■ Direction
Copy the data exactly from the line that contains "Output the web" through the line that contains "of effect of", keeping both end lines and leaving out everything else.

══ Record set ══

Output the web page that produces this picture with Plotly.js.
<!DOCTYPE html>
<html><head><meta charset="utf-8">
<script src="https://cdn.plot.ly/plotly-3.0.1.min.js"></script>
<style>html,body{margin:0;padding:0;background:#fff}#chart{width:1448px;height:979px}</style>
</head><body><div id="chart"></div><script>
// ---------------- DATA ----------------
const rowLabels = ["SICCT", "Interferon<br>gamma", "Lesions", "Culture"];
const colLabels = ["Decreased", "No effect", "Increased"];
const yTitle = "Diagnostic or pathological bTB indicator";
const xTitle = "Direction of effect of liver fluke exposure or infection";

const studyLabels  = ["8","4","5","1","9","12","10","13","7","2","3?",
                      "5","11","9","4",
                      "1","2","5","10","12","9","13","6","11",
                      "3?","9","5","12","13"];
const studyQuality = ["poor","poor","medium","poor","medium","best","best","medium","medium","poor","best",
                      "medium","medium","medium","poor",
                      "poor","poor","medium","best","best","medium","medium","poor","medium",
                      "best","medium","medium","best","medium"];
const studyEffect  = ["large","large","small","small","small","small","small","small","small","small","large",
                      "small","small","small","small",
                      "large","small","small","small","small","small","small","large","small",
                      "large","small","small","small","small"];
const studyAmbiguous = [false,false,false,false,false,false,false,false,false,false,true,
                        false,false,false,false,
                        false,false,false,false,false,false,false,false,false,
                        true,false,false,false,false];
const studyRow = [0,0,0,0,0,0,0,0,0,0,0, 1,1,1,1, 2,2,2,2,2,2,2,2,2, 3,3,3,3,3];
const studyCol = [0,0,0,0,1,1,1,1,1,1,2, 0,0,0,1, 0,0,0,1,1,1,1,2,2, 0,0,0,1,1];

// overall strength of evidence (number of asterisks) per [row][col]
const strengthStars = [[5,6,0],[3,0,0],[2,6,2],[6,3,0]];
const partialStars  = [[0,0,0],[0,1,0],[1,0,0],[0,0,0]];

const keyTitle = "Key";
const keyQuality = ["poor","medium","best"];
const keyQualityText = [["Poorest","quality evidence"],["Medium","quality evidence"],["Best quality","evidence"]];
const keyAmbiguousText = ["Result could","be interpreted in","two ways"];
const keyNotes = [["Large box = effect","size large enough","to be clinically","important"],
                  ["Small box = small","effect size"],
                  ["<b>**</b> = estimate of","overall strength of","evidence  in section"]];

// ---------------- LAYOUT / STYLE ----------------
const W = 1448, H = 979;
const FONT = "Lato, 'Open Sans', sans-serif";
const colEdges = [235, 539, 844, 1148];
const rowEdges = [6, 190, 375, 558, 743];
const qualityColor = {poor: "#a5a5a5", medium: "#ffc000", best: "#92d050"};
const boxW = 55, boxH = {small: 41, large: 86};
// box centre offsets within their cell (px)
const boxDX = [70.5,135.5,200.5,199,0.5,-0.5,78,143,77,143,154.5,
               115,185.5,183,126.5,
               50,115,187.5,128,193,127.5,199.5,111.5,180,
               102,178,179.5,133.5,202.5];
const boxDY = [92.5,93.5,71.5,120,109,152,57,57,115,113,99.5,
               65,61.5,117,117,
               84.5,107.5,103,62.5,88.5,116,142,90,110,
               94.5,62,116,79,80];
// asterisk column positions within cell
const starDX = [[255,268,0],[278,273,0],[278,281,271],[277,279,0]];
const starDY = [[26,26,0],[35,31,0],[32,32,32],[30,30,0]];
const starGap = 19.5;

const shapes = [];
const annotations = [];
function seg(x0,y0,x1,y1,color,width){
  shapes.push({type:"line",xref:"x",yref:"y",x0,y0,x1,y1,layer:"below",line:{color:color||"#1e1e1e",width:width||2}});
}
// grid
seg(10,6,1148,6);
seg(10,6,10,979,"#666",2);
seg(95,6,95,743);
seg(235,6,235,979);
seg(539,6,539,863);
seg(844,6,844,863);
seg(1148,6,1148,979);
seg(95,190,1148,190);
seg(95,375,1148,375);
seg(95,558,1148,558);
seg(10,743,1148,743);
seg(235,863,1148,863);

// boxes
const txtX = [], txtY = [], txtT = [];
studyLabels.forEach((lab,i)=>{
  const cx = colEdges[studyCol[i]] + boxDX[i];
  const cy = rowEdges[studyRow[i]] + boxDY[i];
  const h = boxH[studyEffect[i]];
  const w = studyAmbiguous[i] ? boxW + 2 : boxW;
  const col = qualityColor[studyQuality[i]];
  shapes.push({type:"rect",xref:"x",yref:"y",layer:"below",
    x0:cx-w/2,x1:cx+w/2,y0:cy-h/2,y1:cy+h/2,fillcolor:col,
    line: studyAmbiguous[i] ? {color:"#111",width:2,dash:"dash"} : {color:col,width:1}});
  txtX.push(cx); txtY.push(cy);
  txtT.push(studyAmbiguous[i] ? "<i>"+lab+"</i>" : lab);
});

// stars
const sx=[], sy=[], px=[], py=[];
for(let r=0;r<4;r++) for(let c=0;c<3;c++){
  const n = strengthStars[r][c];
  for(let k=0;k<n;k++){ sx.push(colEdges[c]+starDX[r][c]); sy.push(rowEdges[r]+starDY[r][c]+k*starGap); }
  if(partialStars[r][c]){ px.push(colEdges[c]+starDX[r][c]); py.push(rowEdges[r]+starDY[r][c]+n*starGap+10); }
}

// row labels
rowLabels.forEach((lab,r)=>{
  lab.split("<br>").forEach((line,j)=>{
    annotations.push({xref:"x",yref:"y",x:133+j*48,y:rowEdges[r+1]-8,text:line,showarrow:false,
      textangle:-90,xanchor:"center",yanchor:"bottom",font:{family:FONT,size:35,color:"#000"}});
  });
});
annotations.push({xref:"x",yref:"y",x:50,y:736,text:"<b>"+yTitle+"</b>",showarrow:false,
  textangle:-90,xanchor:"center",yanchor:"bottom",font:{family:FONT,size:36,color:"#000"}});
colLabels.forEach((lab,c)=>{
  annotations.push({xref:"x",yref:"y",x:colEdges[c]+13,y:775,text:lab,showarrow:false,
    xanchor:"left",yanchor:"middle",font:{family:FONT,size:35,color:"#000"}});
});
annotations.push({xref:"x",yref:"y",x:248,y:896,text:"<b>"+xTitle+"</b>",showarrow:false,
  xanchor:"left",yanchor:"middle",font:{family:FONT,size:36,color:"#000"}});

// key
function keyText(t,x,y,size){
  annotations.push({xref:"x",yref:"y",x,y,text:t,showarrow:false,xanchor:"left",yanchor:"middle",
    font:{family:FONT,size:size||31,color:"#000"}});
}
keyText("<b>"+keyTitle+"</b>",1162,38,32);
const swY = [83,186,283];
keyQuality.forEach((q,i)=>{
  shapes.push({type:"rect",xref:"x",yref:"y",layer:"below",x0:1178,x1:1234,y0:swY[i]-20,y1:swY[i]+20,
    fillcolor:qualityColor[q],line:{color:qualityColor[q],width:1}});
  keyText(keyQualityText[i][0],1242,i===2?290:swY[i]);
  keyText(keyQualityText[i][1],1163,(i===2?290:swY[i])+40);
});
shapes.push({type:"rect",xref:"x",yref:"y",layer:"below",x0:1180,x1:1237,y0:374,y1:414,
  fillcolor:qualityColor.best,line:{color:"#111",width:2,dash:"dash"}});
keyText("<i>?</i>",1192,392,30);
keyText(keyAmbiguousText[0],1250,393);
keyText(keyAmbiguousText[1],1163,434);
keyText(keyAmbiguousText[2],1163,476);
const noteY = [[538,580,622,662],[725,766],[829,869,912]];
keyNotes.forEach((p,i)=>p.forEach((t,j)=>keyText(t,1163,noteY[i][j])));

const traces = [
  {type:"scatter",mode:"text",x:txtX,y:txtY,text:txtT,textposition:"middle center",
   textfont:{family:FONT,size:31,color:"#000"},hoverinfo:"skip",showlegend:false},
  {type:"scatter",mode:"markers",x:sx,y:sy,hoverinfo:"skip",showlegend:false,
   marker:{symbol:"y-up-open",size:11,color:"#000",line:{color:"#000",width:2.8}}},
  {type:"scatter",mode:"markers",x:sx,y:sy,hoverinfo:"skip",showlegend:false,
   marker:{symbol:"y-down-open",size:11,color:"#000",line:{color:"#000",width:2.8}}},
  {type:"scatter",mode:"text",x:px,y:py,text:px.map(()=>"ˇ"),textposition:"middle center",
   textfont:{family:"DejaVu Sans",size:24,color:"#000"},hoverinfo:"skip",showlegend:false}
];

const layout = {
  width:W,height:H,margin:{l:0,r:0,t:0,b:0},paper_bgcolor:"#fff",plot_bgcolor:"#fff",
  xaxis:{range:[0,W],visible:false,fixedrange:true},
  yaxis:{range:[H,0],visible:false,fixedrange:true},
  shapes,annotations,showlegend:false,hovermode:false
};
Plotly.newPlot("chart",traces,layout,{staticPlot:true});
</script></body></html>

═══
══ Record set ══

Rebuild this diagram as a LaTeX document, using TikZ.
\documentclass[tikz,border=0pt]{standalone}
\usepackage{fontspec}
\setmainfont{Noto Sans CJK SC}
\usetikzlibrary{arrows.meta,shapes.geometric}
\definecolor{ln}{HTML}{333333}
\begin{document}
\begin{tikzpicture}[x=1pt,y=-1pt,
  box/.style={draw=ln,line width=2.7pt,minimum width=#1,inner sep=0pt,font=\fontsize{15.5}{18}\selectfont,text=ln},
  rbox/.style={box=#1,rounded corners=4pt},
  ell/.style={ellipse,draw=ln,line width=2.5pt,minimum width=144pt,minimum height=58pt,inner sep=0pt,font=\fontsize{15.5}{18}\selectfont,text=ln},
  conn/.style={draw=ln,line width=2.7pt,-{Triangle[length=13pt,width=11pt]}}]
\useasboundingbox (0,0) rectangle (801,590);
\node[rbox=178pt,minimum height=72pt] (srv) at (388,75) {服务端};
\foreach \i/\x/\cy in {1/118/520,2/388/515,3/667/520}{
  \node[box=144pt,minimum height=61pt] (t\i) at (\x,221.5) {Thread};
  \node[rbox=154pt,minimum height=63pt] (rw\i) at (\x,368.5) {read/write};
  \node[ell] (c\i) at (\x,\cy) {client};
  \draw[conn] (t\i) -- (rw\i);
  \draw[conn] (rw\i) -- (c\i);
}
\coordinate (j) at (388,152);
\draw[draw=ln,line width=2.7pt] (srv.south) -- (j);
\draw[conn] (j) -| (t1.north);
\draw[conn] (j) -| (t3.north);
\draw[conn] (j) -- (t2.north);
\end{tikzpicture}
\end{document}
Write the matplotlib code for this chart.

═══
══ Record set ══

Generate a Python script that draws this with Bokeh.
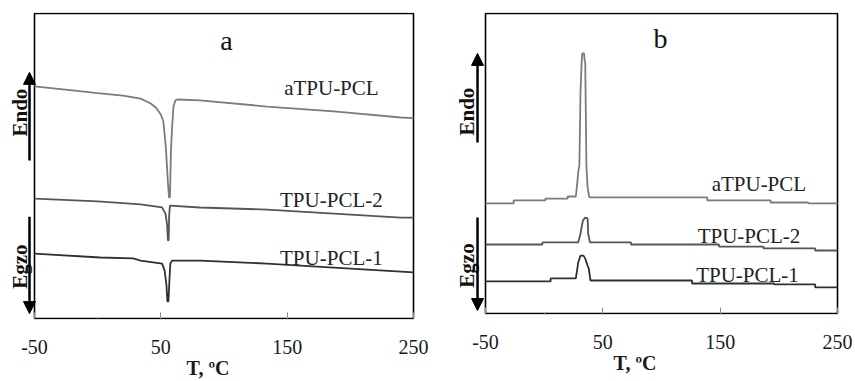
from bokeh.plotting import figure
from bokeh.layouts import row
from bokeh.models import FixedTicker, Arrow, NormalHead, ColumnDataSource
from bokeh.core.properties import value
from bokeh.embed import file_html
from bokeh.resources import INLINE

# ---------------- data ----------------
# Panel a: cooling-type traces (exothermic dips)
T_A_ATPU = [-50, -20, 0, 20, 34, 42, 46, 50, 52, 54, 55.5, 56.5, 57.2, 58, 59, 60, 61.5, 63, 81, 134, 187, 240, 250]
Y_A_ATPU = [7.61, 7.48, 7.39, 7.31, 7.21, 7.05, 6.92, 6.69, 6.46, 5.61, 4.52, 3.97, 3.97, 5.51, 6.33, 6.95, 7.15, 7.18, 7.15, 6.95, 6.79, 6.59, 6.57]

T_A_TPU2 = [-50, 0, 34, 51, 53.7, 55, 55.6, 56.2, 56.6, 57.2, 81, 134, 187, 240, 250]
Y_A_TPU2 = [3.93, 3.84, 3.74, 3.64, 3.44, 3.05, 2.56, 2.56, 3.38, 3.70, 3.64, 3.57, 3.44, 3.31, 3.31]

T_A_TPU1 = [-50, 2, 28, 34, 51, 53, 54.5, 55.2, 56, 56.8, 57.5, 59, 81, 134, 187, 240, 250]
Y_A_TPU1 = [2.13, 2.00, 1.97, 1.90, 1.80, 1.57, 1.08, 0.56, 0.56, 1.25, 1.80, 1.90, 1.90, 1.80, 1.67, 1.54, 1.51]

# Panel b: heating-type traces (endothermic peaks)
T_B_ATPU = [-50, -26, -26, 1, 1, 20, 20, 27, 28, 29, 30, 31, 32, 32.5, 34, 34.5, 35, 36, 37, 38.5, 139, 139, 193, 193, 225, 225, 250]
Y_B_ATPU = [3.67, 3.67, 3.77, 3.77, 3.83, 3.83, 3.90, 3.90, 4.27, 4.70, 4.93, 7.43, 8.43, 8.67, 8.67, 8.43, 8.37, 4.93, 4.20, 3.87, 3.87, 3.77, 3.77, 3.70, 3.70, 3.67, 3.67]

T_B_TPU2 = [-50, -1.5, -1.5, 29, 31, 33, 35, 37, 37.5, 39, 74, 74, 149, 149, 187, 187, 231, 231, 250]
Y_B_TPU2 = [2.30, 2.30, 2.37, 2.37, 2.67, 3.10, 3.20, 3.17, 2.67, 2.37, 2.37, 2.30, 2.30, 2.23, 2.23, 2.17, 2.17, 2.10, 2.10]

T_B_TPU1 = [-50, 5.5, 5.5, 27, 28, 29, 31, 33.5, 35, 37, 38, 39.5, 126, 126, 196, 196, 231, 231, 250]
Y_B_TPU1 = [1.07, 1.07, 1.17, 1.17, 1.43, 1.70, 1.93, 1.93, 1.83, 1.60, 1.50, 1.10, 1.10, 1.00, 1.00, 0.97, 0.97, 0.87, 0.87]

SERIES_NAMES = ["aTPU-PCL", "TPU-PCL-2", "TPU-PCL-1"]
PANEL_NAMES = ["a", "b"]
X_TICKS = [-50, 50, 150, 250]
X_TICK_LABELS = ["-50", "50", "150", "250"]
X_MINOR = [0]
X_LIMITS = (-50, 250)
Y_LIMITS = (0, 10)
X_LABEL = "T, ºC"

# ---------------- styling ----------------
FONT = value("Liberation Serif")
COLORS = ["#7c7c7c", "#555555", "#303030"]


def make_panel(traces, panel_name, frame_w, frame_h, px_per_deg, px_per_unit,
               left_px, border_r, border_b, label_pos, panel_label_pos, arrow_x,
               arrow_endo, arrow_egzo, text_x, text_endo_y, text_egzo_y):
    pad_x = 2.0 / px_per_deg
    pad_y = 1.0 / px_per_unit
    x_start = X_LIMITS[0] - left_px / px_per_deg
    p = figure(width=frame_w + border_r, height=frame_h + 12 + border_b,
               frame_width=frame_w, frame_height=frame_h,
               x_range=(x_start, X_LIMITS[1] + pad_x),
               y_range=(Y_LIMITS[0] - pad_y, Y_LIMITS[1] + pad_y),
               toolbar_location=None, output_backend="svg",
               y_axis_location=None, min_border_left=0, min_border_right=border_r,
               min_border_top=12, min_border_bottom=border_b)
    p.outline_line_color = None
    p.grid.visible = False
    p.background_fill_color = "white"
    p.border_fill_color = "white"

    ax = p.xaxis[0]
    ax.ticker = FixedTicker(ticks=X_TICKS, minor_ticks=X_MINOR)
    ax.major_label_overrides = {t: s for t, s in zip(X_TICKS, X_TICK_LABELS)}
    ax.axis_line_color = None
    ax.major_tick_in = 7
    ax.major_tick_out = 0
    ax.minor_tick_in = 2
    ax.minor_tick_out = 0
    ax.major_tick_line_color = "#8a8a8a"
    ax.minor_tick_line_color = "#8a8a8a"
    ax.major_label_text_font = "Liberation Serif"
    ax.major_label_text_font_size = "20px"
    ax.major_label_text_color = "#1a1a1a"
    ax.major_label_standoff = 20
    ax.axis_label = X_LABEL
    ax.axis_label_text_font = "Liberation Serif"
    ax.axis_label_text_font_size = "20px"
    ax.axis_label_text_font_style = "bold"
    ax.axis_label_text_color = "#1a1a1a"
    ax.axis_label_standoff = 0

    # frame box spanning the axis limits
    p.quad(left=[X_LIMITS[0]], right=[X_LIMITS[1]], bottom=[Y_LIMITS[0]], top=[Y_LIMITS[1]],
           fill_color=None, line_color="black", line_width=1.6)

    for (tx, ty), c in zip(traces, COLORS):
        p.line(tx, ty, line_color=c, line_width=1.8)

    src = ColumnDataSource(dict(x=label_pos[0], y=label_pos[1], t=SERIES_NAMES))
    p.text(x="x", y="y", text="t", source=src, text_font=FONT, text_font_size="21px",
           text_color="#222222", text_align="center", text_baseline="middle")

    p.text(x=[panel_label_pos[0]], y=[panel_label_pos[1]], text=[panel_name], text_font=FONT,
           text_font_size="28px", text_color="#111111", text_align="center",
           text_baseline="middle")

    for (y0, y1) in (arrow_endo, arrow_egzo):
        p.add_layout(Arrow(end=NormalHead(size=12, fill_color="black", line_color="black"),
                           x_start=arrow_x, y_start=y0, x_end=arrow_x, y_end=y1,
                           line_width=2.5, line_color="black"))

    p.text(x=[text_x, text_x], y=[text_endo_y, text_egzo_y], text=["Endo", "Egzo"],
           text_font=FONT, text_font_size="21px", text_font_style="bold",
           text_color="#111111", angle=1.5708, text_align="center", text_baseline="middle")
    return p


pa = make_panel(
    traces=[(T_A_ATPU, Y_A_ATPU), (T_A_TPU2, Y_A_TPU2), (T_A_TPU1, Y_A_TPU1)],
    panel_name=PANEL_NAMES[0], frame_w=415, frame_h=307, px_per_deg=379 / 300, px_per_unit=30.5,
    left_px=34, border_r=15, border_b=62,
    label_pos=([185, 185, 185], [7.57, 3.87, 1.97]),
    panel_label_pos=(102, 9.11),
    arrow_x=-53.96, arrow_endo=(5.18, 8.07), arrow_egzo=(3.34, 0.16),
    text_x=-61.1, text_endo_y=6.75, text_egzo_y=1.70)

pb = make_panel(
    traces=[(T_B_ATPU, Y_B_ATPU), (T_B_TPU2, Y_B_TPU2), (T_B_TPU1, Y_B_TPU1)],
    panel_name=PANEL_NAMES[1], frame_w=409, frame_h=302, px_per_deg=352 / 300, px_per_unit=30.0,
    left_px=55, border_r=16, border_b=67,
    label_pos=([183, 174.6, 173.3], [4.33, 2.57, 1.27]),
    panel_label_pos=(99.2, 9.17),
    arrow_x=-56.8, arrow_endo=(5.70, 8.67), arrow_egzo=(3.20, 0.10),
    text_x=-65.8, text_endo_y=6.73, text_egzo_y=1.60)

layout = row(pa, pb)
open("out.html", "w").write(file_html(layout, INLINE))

═══

■ Answer to the problem
Output the web page that produces this picture with Plotly.js.
<!DOCTYPE html>
<html><head><meta charset="utf-8">
<script src="https://cdn.plot.ly/plotly-3.0.1.min.js"></script>
<style>html,body{margin:0;padding:0;background:#fff}#chart{width:1448px;height:979px}</style>
</head><body><div id="chart"></div><script>
// ---------------- DATA ----------------
const rowLabels = ["SICCT", "Interferon<br>gamma", "Lesions", "Culture"];
const colLabels = ["Decreased", "No effect", "Increased"];
const yTitle = "Diagnostic or pathological bTB indicator";
const xTitle = "Direction of effect of liver fluke exposure or infection";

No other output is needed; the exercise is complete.